Politica

Amato: è ora di parlare della riforma degli 007

Il titolare del Viminale: «A questo punto un rafforzamento del Cesis non guasterebbe»

Laura Cesaretti

da Roma

Accelerare la riforma dei servizi segreti e attendere gli esiti dell’inchiesta della magistratura milanese sul Sismi: è la linea ufficiale del centrosinistra. «Si può riuscire a presentare il disegno di riforma già a settembre, i tempi non sono necessariamente lunghi», assicurava ieri il segretario di Rifondazione comunista Franco Giordano.
Insomma, per ora nessun cambio della guardia, nessuna decapitazione politica del Sismi sull’onda dell’emergenza: si attendono - con una certa ansia bipartisan - gli sviluppi dell’inchiesta, e ci si attiene al comunicato di mercoledì sera di Palazzo Chigi, attentamente limato, che ha confermato la fiducia dell’attuale governo al capo del Sismi Niccolò Pollari. Una fiducia «a tempo», la definisce qualcuno, perché «bisognerà vedere cosa c’è scritto nelle carte», dice il ds Luciano Violante. Antonio Di Pietro, titolare dei Lavori pubblici, assicura però che la complicata faccenda finirà già sul tavolo del Consiglio dei ministri di oggi: «Bisognerà iniziare a discuterne», afferma. Quanto a lui, l’ex pm si dice «estremamente preoccupato» per quanto sta avvenendo, e a proposito delle accuse agli uomini dei Servizi fa questo ragionamento: «Certo, il fine non giustifica i mezzi. Ma bisogna anche ricordarsi che il terrorismo internazionale esiste davvero».
Dopo di che, a mezza bocca, molti esponenti del centrosinistra ammettono che nella maggioranza la situazione è tutt’altro che chiara, che c’è uno «scontro» tra diversi schieramenti, che c’è «il partito di Pollari», che raccoglie buona parte dei ds (a cominciare da Massimo D’Alema), e quello che l’esponente di Rifondazione Ramon Mantovani chiama «il partito amerikano» che si richiama al capo della Polizia Gianni De Gennaro, tra i cui esponenti vengono indicati lo stesso Violante e anche il ministro dell’Interno Giuliano Amato.
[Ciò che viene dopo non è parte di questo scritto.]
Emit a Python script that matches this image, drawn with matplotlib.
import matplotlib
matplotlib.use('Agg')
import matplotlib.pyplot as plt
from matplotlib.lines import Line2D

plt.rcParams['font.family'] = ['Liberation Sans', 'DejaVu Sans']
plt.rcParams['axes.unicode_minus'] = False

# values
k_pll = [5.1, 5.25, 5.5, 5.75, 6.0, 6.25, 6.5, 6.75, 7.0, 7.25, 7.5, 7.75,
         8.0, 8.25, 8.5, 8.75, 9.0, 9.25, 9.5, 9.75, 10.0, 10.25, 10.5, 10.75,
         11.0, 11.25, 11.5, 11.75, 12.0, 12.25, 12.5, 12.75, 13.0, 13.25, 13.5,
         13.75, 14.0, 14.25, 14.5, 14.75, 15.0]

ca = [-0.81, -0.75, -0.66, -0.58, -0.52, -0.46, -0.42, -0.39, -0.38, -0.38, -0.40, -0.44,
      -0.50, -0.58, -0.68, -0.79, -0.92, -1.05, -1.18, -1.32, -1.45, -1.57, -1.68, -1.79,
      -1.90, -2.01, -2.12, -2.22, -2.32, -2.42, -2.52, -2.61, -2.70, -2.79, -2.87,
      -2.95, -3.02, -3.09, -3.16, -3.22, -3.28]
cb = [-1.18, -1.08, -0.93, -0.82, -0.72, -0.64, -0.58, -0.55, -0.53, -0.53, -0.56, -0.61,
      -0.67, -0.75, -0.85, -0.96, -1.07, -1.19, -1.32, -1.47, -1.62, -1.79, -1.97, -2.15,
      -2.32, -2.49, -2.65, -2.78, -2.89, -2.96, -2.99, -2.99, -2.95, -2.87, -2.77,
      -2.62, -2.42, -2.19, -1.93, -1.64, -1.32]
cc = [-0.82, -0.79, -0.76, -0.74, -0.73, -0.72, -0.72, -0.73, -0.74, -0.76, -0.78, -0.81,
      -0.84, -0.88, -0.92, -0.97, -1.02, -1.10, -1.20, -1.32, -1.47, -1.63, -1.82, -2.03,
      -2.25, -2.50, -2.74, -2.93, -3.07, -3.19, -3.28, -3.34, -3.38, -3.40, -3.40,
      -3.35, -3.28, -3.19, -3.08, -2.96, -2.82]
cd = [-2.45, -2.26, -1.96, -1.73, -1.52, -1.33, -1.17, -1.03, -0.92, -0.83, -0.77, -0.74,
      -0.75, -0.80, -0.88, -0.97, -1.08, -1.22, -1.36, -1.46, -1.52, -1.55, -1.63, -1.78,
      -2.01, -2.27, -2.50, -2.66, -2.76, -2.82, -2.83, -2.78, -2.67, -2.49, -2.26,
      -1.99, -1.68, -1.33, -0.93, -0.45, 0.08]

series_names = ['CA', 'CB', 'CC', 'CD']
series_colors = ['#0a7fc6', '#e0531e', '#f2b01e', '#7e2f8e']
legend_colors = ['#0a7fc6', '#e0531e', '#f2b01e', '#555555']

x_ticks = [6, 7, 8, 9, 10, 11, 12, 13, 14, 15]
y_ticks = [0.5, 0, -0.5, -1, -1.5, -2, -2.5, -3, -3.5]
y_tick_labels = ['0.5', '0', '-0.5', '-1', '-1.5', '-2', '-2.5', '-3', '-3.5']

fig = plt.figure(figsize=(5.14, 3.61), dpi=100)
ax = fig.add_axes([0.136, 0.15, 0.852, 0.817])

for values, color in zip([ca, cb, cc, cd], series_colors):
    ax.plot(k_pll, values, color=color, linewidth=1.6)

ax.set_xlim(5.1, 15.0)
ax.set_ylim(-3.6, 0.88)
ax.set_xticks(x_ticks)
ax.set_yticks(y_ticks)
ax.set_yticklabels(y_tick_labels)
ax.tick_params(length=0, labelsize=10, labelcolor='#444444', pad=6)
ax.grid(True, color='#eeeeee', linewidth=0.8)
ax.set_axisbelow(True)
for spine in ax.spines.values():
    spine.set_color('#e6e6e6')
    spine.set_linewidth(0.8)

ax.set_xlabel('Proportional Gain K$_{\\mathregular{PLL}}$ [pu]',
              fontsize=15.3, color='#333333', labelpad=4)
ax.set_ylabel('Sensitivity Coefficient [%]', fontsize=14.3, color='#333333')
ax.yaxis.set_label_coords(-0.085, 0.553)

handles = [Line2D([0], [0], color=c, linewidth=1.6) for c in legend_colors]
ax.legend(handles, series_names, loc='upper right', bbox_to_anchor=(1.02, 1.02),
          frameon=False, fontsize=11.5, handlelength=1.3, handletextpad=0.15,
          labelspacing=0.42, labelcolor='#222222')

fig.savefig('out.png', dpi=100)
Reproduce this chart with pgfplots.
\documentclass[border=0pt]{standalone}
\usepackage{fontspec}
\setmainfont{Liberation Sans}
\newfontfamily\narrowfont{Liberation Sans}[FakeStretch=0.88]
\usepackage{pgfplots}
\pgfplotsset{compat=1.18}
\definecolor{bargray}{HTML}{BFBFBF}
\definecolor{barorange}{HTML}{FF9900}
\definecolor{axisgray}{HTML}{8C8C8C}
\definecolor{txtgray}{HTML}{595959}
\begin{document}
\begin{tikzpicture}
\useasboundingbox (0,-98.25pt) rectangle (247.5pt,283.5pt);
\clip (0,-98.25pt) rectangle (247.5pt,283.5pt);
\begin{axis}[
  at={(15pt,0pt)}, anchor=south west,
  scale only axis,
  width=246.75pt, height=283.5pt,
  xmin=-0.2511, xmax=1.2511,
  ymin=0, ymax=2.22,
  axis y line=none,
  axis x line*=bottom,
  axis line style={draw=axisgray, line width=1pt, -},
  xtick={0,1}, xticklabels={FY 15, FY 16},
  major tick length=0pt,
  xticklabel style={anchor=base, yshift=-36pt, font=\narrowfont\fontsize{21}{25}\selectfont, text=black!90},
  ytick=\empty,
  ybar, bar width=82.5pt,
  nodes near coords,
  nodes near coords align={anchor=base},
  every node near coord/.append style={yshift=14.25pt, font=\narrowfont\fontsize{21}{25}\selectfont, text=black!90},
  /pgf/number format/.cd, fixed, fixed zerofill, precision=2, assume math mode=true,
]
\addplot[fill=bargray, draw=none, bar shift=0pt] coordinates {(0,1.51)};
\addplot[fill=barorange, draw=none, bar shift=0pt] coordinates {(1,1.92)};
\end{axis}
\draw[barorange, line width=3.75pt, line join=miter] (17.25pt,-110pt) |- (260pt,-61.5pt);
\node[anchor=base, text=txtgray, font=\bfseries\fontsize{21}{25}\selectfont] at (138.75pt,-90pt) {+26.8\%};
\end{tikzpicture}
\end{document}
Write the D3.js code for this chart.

Il quale ieri non si è tirato indietro sull’argomento, e ha risposto alle domande dei cronisti a Montecitorio sul caso del giorno. Che non è, ha tenuto a precisare, «il caso Pollari, che non esiste: al momento esiste un caso Sismi». Amato ha confermato che della riforma si inizierà presto a discutere: «Se ne parlerà, il tema esiste. C’è però l’eterno problema da risolvere di quali siano i limiti perché le operazioni di intelligence risultino o meno lecite». Un problema evidenziato in maniera clamorosa con gli arresti di mercoledì dei due alti esponenti del servizio segreto militare. C’è, ha rilevato Amato, «l’eterno problema delle garanzie funzionali. Quali operazioni coperte devono rimanere incontestate anche se violano le norme? Io non penso che si debba arrivare a uccidere. Ma bisogna capire con chiarezza qual è il limite». Ad esempio, dice della vicenda Abu Omar, «quello che per me può essere un sequestro di persona, per altri può essere soltanto un’operazione di polizia internazionale. Qual è il limite? Deve essere fissato». Quanto al modello della nuova intelligence, Amato frena sull’unificazione: «Se si provasse a fare un servizio unico difficilmente si potrebbe approdare da qualche parte. Anche parlare di rafforzamento del Cesis già sarebbe importante». La soluzione che va prendendo forma, quindi, sarebbe quella di accantonare l’idea di un’unica agenzia, che incontra troppi ostacoli negli apparati, soprattutto militari. Si andrebbe però ugualmente verso una razionalizzazione, evitando sovrapposizioni, con un rafforzamento dei poteri di coordinamento del Cesis. Nomi? Ieri se ne azzardavano un paio: quello di Antonio Manganelli, numero due di De Gennaro, per il Sisde: secondo il tam tam dell’Unione lo vorrebbero Amato e Violante, mentre Rifondazione è contrarissima: «È l’uomo del G8 di Genova», ricordano i bertinottiani. Ieri l’attuale titolare Mario Mori, alle soglie della pensione, è salito a Palazzo Chigi.

E quello del generale Giuseppe Cucchi per il Sismi: compagno di corso alla Nunziatella del ministro della Difesa Parisi, consigliere militare di Romano Prodi a Bruxelles, finora responsabile degli studi strategici alla Nomisma, viene indicato come il candidato del premier.